The reality is that this feeble ‘recovery’, which no-one is pretending will reverse the decline in workers’ living standards, is not going to change capital’s drive to increase productivity by the most ruthless and advanced means of absolute exploitation. The article on working for Amazon here is a cautionary example of how the world of work is shaping up for more and more wage workers as millions of infinitely flexible workers face the prospect of becoming part of the ‘precariat’, possibly on zero hour contracts, working for ‘Mac wages’ and subject to all of present-day capitalism’s mischievous psychological ploys based on the personal isolation of each worker from another.

More Capitalist Contradictions

Here is the rub. In economic terms capitalism is caught up in a web of its own contradictions. The more it grows the more labour’s share of the pie diminishes and the more consumer capitalism is threatened. The more capitalism introduces labour saving machinery and equipment the lower the rate of profit and higher the rate of growth required to employ the same number of people. Eventually — as now — capitalist firms are faced with trillions of dollars of accumulated capital with fewer and fewer places to invest (hence the turn towards speculation) while a growing portion of young people in the world find themselves facing the abyss of a lifetime of little or no paid employment. If there were anything remotely rational about capitalism as a means of organising human beings’ social existence then logic would dictate that instead of upping the work rates and lowering the wages of people with jobs, people without jobs would be absorbed into the workplace and everyone would enjoy a reasonable standard of living without being worked to death. Instead capitalism has its own profit-driven logic which drives it to create more and more misery, depriving people of the means of existence and destroying their quality of life even as the ‘rich get richer’ and the very existence of human life on the planet is threatened by capital’s cavalier attitude to climate change and general environmental degradation. The article Climate Change: Social Collapse or Socialism in this issue spells out yet again how capitalism’s profit based ‘development’ has also been at the expense of short-term plundering of natural resources with little or no regard for wider and future consequences. Despite all the talk, the global communiqués, the target-setting, the fact is that the present economic crisis and sharpening of global competition is set to reverse what little progress had been made towards the elusive goal of ‘sustainable development’. (The EU, for example, has just watered down its carbon reduction programme in the face of industrialists’ lobbying in the light of competition from US companies employing the windfall of cheap shale oil and gas.)

So it goes on: social and environmental needs sacrificed on the altar of profit.
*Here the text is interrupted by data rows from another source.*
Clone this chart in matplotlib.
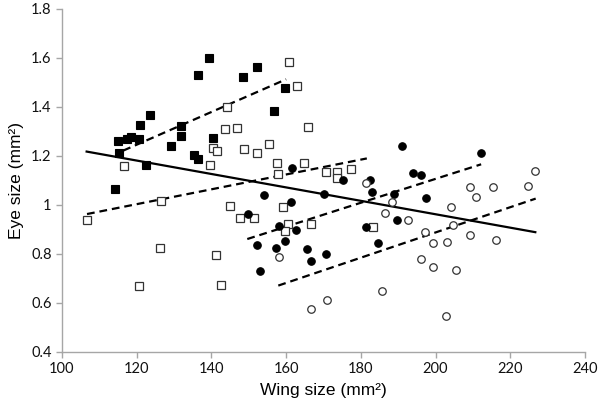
import numpy as np
import matplotlib
matplotlib.use("Agg")
import matplotlib.pyplot as plt

# filled squares
sq_f_x = [139.3, 136.4, 148.4, 152.2, 123.6, 120.8, 131.9, 131.9, 114.9, 117.4, 118.4,
          120.5, 140.3, 129.1, 115.3, 135.3, 136.5, 122.4, 114.3, 156.7, 159.8]
sq_f_y = [1.600, 1.529, 1.524, 1.565, 1.366, 1.328, 1.324, 1.283, 1.262, 1.269, 1.279,
          1.268, 1.272, 1.241, 1.213, 1.205, 1.186, 1.165, 1.064, 1.385, 1.478]

# open squares
sq_o_x = [144.2, 143.7, 146.9, 140.5, 141.5, 148.6, 139.6, 116.6, 126.5, 145.0, 147.6,
          151.5, 126.3, 141.2, 120.6, 142.6, 106.7, 165.8, 152.1, 155.3, 157.6, 164.8,
          157.7, 170.7, 173.5, 173.5, 177.4, 159.2, 160.4, 159.7, 166.7, 183.2, 160.8, 163.0]
sq_o_y = [1.400, 1.310, 1.314, 1.231, 1.220, 1.229, 1.163, 1.158, 1.018, 0.995, 0.948,
          0.946, 0.826, 0.795, 0.668, 0.675, 0.940, 1.320, 1.212, 1.248, 1.171, 1.170,
          1.127, 1.135, 1.136, 1.109, 1.148, 0.990, 0.922, 0.894, 0.921, 0.910, 1.582, 1.487]

# filled circles
ci_f_x = [161.7, 175.3, 182.5, 183.0, 154.2, 170.2, 161.2, 149.8, 189.0, 189.6, 158.2,
          162.6, 181.4, 152.3, 157.3, 159.7, 165.5, 184.5, 166.7, 170.8, 153.1, 191.1,
          212.2, 194.0, 196.0, 197.4]
ci_f_y = [1.152, 1.103, 1.101, 1.054, 1.042, 1.045, 1.011, 0.963, 1.044, 0.937, 0.913,
          0.898, 0.909, 0.838, 0.823, 0.853, 0.819, 0.845, 0.773, 0.801, 0.732, 1.242,
          1.212, 1.129, 1.122, 1.030]

# open circles
ci_o_x = [181.5, 188.4, 186.5, 158.0, 185.7, 171.0, 166.7, 192.5, 226.6, 209.1, 215.4,
          224.8, 210.7, 204.1, 204.6, 197.3, 199.4, 203.0, 209.3, 216.3, 196.0, 199.2,
          205.4, 202.9]
ci_o_y = [1.090, 1.011, 0.967, 0.786, 0.649, 0.612, 0.577, 0.939, 1.140, 1.075, 1.073,
          1.076, 1.031, 0.992, 0.920, 0.889, 0.846, 0.850, 0.878, 0.857, 0.781, 0.747,
          0.736, 0.546]

# trend lines (start x, end x, start y, end y)
all_line = ([106.6, 226.7], [1.218, 0.889])
dash_lines = [
    ([116.4, 160.0], [1.222, 1.513]),
    ([106.7, 181.6], [0.963, 1.190]),
    ([149.6, 212.2], [0.861, 1.166]),
    ([157.9, 226.8], [0.671, 1.026]),
]

fig = plt.figure(figsize=(6, 4.08), dpi=100)
ax = fig.add_axes([0.1033, 0.1373, 0.8717, 0.8407])

ax.plot(all_line[0], all_line[1], color="black", lw=1.6, zorder=2)
for lx, ly in dash_lines:
    ax.plot(lx, ly, color="black", lw=1.6, dashes=(3.5, 2.2), zorder=2)

ax.plot(sq_f_x, sq_f_y, "s", ms=5.6, mfc="black", mec="black", mew=0.8, ls="none", zorder=3)
ax.plot(sq_o_x, sq_o_y, "s", ms=5.6, mfc="white", mec="#333333", mew=0.9, ls="none", zorder=3)
ax.plot(ci_f_x, ci_f_y, "o", ms=5.4, mfc="black", mec="black", mew=0.8, ls="none", zorder=3)
ax.plot(ci_o_x, ci_o_y, "o", ms=5.4, mfc="white", mec="#333333", mew=0.9, ls="none", zorder=3)

ax.set_xlim(100, 240)
ax.set_ylim(0.4, 1.8)
ax.set_xticks(np.arange(100, 241, 20))
ax.set_yticks([0.4, 0.6, 0.8, 1.0, 1.2, 1.4, 1.6, 1.8])
ax.set_yticklabels(["0.4", "0.6", "0.8", "1", "1.2", "1.4", "1.6", "1.8"])

for side in ["top", "right"]:
    ax.spines[side].set_visible(False)
for side in ["left", "bottom"]:
    ax.spines[side].set_color("#a6a6a6")
    ax.spines[side].set_linewidth(1.0)
ax.tick_params(direction="out", length=4, width=1, color="#a6a6a6",
               labelsize=10.5, labelcolor="#111111")
for lab in ax.get_xticklabels() + ax.get_yticklabels():
    lab.set_family("Lato")

ax.set_xlabel("Wing size (mm²)", fontsize=12.5, family="Liberation Sans", labelpad=5)
ax.set_ylabel("Eye size (mm²)", fontsize=12.5, family="Liberation Sans", labelpad=5)

fig.savefig("out.png", dpi=100)
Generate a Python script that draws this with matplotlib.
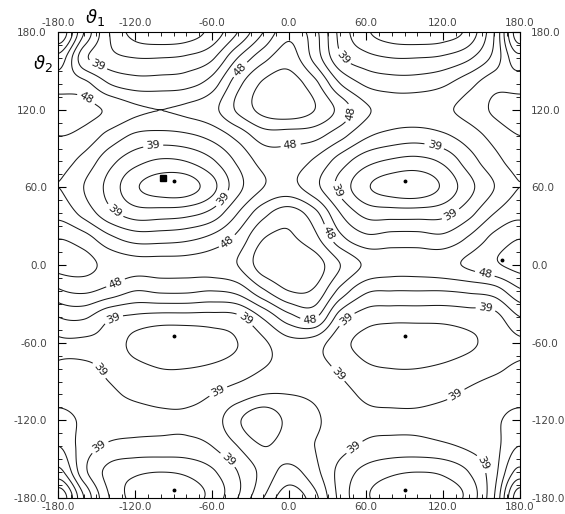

It doesn’t have to be so. As the article on the UK housing crisis mentions, in a world where the purpose of work was to directly meet social need, no-one would be without a roof over their head. In such a world, however, neither would growing millions be without a job or obliged to work in old-fashioned sweat shops or grotesque ‘fulfilment centres’ such as Amazon. Instead we would all be involved in deciding on the what, how and when of production and distribution to meet the needs of a global human community unhindered by capitalist commodity production and archaic state borders.

These are not far-fetched, utopian goals even if the capitalist crisis is making them more compelling. However, the goal of communism — because that is what we are talking about — not only cannot be achieved without a revolution on the part of the world’s working class; communism cannot be achieved unless at least a part of the working class understands the lessons of our own class experience, lessons which will have shape the political programme that revolutionaries put forward to the working class as a whole. There is no escaping it. Spontaneous uprisings and revolts will surely occur but we cannot avoid the need for communists to face a political struggle to win the hearts and minds of the wider working class against all kinds of elements claiming to be on the side of the working class. When it comes to a worldwide working class movement that has a clear idea of how to overthrow the capitalist profit system, including wage labour and commodity production; how to replace existing state set-ups with a global network of organs of direct democracy ready to organise production for human needs, there is no place for the Micawber tendency. No, it is an abdication of political responsibility to wait for ‘something to turn up’. Times are hard. Working class consciousness is at a low ebb. But the conditions for the re-shaping of working class identity and the search for a real alternative to capitalism are growing by the minute. We make no apology for publishing debates from the past or for rectifying misinterpretations of what we are saying today. We do so, not in the spirit of dry scholasticism but in the hope of recovering the basis for a collective development of a revolutionary programme for today.